In fact, getting to know your dog is the key element to successful housetraining. Knowing his habits and paying attention to the signals your dog is giving you is the easiest way to understand your dog’s cycle--and to avoid accidents.
A puppy can generally hold its bladder one hour for every month he's lived. Pay attention to how much and when your puppy eats and drinks, then time his trips outside. Usually dogs will want to relieve themselves twenty minutes after eating and drinking.
What signs does your dog give that he might want to take a potty break? There are usually just a couple of things he will do that will tip you off--whining, sniffing at doors or windows, being very restless, or sniffing the floor as though he's looking for the right spot. Keep an eye out for your dog’s particular signal and you'll bypass accidents you may have previously thought couldn’t be avoided.

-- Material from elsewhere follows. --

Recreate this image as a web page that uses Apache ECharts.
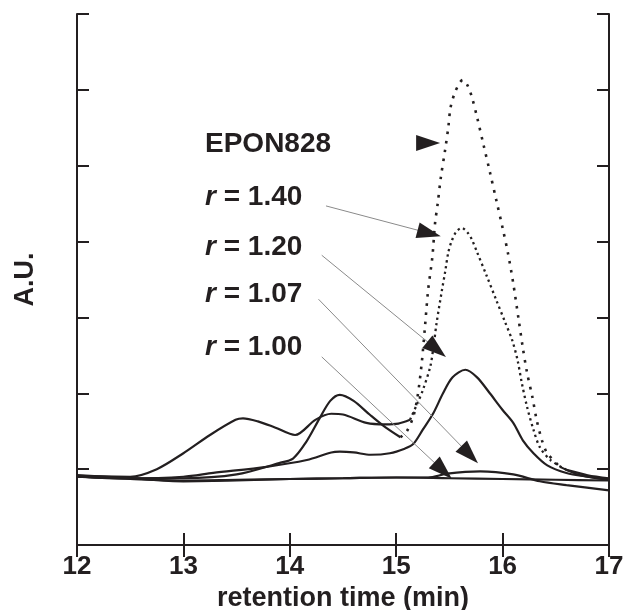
<!DOCTYPE html>
<html>
<head>
<meta charset="utf-8">
<script src="https://cdn.jsdelivr.net/npm/echarts@6/dist/echarts.min.js"></script>
<style>
  html, body { margin: 0; padding: 0; background: #fff; }
  #chart1 { width: 625px; height: 610px; }
</style>
</head>
<body>
<div id="chart1"></div>
<script>
// x ticks (retention time, min)
var xTicks = [12, 13, 14, 15, 16, 17];

// curves: [time, A.U.]
var epon828 = [
  [12.0, 0.90], [12.5, 0.88], [13.0, 0.88], [13.5, 0.93], [13.9, 1.08], [14.03, 1.14],
  [14.15, 1.35], [14.28, 1.67], [14.38, 1.90], [14.47, 1.98], [14.6, 1.90], [14.75, 1.72],
  [14.9, 1.55], [15.04, 1.42], [15.1, 1.50], [15.16, 1.69], [15.2, 1.95], [15.24, 2.40],
  [15.27, 2.87], [15.3, 3.36], [15.34, 3.80], [15.365, 4.24], [15.39, 4.50], [15.42, 4.85],
  [15.46, 5.21], [15.49, 5.51], [15.51, 5.76], [15.55, 5.96], [15.6, 6.10], [15.625, 6.13],
  [15.67, 6.06], [15.71, 5.91], [15.76, 5.64], [15.82, 5.28], [15.88, 4.92], [15.94, 4.55],
  [16.0, 4.18], [16.05, 3.85], [16.1, 3.45], [16.15, 2.98], [16.19, 2.60], [16.23, 2.27],
  [16.28, 1.95], [16.32, 1.65], [16.37, 1.38], [16.42, 1.21], [16.54, 1.03], [16.73, 0.92],
  [17.0, 0.86]
];
var r140 = [
  [12.0, 0.91], [12.5, 0.90], [12.75, 1.00], [13.0, 1.21], [13.25, 1.45], [13.49, 1.65],
  [13.56, 1.67], [13.7, 1.63], [13.86, 1.55], [14.05, 1.45], [14.24, 1.65], [14.39, 1.73],
  [14.5, 1.72], [14.72, 1.61], [14.9, 1.59], [15.02, 1.60], [15.13, 1.65], [15.2, 1.87],
  [15.25, 2.04], [15.32, 2.35], [15.35, 2.61], [15.38, 2.93], [15.43, 3.36], [15.46, 3.60],
  [15.49, 3.86], [15.52, 4.00], [15.56, 4.12], [15.615, 4.18], [15.67, 4.12], [15.71, 4.03],
  [15.76, 3.86], [15.85, 3.55], [15.94, 3.23], [16.02, 2.95], [16.09, 2.70], [16.14, 2.44],
  [16.18, 2.14], [16.23, 1.82], [16.29, 1.52], [16.35, 1.29], [16.45, 1.12], [16.6, 0.99],
  [16.8, 0.92], [17.0, 0.88]
];
var r120 = [
  [12.0, 0.90], [12.5, 0.88], [13.0, 0.90], [13.28, 0.95], [13.78, 1.03], [14.16, 1.12],
  [14.39, 1.22], [14.47, 1.23], [14.6, 1.22], [14.76, 1.19], [14.94, 1.21], [15.08, 1.27],
  [15.16, 1.33], [15.25, 1.52], [15.35, 1.74], [15.44, 2.00], [15.53, 2.21], [15.65, 2.31],
  [15.76, 2.21], [15.88, 2.00], [16.0, 1.78], [16.1, 1.61], [16.19, 1.38], [16.29, 1.21],
  [16.42, 1.05], [16.6, 0.95], [16.8, 0.90], [17.0, 0.86]
];
var r107 = [
  [12.0, 0.90], [12.5, 0.87], [13.0, 0.85], [13.5, 0.86], [14.0, 0.87], [14.5, 0.88],
  [15.0, 0.89], [15.3, 0.89], [15.48, 0.94], [15.79, 0.97], [16.1, 0.93], [16.35, 0.84],
  [16.6, 0.79], [17.0, 0.72]
];
var r100 = [
  [12.0, 0.92], [12.5, 0.88], [13.0, 0.84], [13.5, 0.85], [14.0, 0.87], [14.5, 0.88],
  [15.0, 0.89], [15.5, 0.88], [16.0, 0.87], [16.5, 0.86], [17.0, 0.85]
];

// labels and arrows: [label, arrow start, arrowhead centre]
var labels = ['EPON828', 'r = 1.40', 'r = 1.20', 'r = 1.07', 'r = 1.00'];
var arrowFrom = [[15.22, 5.30], [14.34, 4.47], [14.30, 3.82], [14.27, 3.24], [14.30, 2.48]];
var arrowTo = [[15.30, 5.30], [15.31, 4.11], [15.38, 2.58], [15.69, 1.19], [15.44, 0.98]];

var ink = '#231f20';
var font = 'Liberation Sans';

function part(d, a, b) {
  return d.filter(function (p) { return p[0] >= a && p[0] <= b; });
}

var dom = document.getElementById('chart1');
var myChart = echarts.init(dom, null, { renderer: 'canvas' });

var solid = { color: ink, width: 2.2 };
var dots = function (gap, w) {
  return { color: ink, width: w, type: [w, gap], cap: 'butt' };
};

function lineSeries(d, style) {
  return {
    type: 'line',
    data: d,
    smooth: 0.3,
    showSymbol: false,
    lineStyle: style,
    silent: true,
    z: 3
  };
}

// thin grey shaft + short black piece carrying the arrowhead
var arrows = [];
arrowFrom.forEach(function (p, i) {
  var q = arrowTo[i];
  var near = [p[0] + 0.95 * (q[0] - p[0]), p[1] + 0.95 * (q[1] - p[1])];
  arrows.push([
    { coord: p, lineStyle: { color: '#8a8a8a', width: 1 } },
    { coord: q }
  ]);
  arrows.push([
    { coord: near, lineStyle: { color: ink, width: 1 } },
    { coord: q, symbol: 'triangle', symbolSize: [16, 24] }
  ]);
});

var series = [
  lineSeries(part(epon828, 12, 15.04), solid),
  lineSeries(part(epon828, 15.04, 16.54), dots(6.5, 2.6)),
  lineSeries(part(epon828, 16.54, 17), solid),
  lineSeries(part(r140, 12, 15.13), solid),
  lineSeries(part(r140, 15.13, 16.6), dots(3.5, 2.3)),
  lineSeries(part(r140, 16.6, 17), solid),
  lineSeries(r120, solid),
  lineSeries(r107, solid),
  lineSeries(r100, solid)
];
series[8].markLine = {
  silent: true,
  animation: false,
  symbol: ['none', 'none'],
  label: { show: false },
  lineStyle: { color: '#8a8a8a', width: 1, type: 'solid' },
  emphasis: { disabled: true },
  data: arrows
};

var tick = { show: true, inside: true, length: 12, lineStyle: { color: ink, width: 2 } };
var axLine = { show: true, lineStyle: { color: ink, width: 2 } };

var option = {
  animation: false,
  grid: { left: 77, right: 16, top: 14, bottom: 65, outerBoundsMode: 'none', containLabel: false },
  xAxis: [
    {
      type: 'value', min: xTicks[0], max: xTicks[xTicks.length - 1], interval: 1,
      position: 'bottom',
      axisLine: axLine, axisTick: tick, splitLine: { show: false },
      axisLabel: {
        color: ink, fontFamily: font, fontWeight: 'bold', fontSize: 26, margin: 9,
        showMinLabel: true, showMaxLabel: true
      },
      name: 'retention time (min)',
      nameLocation: 'middle',
      nameGap: 34,
      nameTextStyle: { color: ink, fontFamily: font, fontWeight: 'bold', fontSize: 27 }
    },
    {
      type: 'value', min: xTicks[0], max: xTicks[xTicks.length - 1], interval: 1,
      position: 'top',
      axisLine: axLine, axisTick: tick, splitLine: { show: false },
      axisLabel: { show: false }
    }
  ],
  yAxis: [
    {
      type: 'value', min: 0, max: 7, interval: 1, position: 'left',
      axisLine: axLine, axisTick: tick, splitLine: { show: false },
      axisLabel: { show: false },
      name: 'A.U.',
      nameLocation: 'middle',
      nameGap: 38,
      nameTextStyle: { color: ink, fontFamily: font, fontWeight: 'bold', fontSize: 27 }
    },
    {
      type: 'value', min: 0, max: 7, interval: 1, position: 'right',
      axisLine: axLine, axisTick: tick, splitLine: { show: false },
      axisLabel: { show: false }
    }
  ],
  graphic: labels.map(function (t, i) {
    var ys = [144, 197, 247, 294, 347];
    var isR = t.charAt(0) === 'r';
    return {
      type: 'text',
      x: 205,
      y: ys[i],
      silent: true,
      style: {
        text: isR ? '{i|r}' + t.slice(1) : t,
        fill: ink,
        font: 'bold 28px "' + font + '"',
        verticalAlign: 'middle',
        rich: { i: { fontStyle: 'italic', fontWeight: 'bold', fontSize: 28, fontFamily: font, fill: ink } }
      }
    };
  }),
  series: series
};

myChart.setOption(option);
window.addEventListener('resize', myChart.resize);
</script>
</body>
</html>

Doggies should always be congratulated, in happy voices, when they've gone outside. With enough praise, your dog will understand that going outside is the right thing to do. You should never shame or scold a dog for an accident indoors. Not only is it pointlessly mean, but it may actually cause your dog to be afraid to tell you when he has to eliminate, which will only cause more accidents.
As with all training, you'll have to be patient to achieve the desired results, and of course all dogs are different. As long as you're very observant and attentive, the level of understanding between you and your dog will increase dramatically, and you'll quickly be able to tell when he’s ready to go outside. Good luck!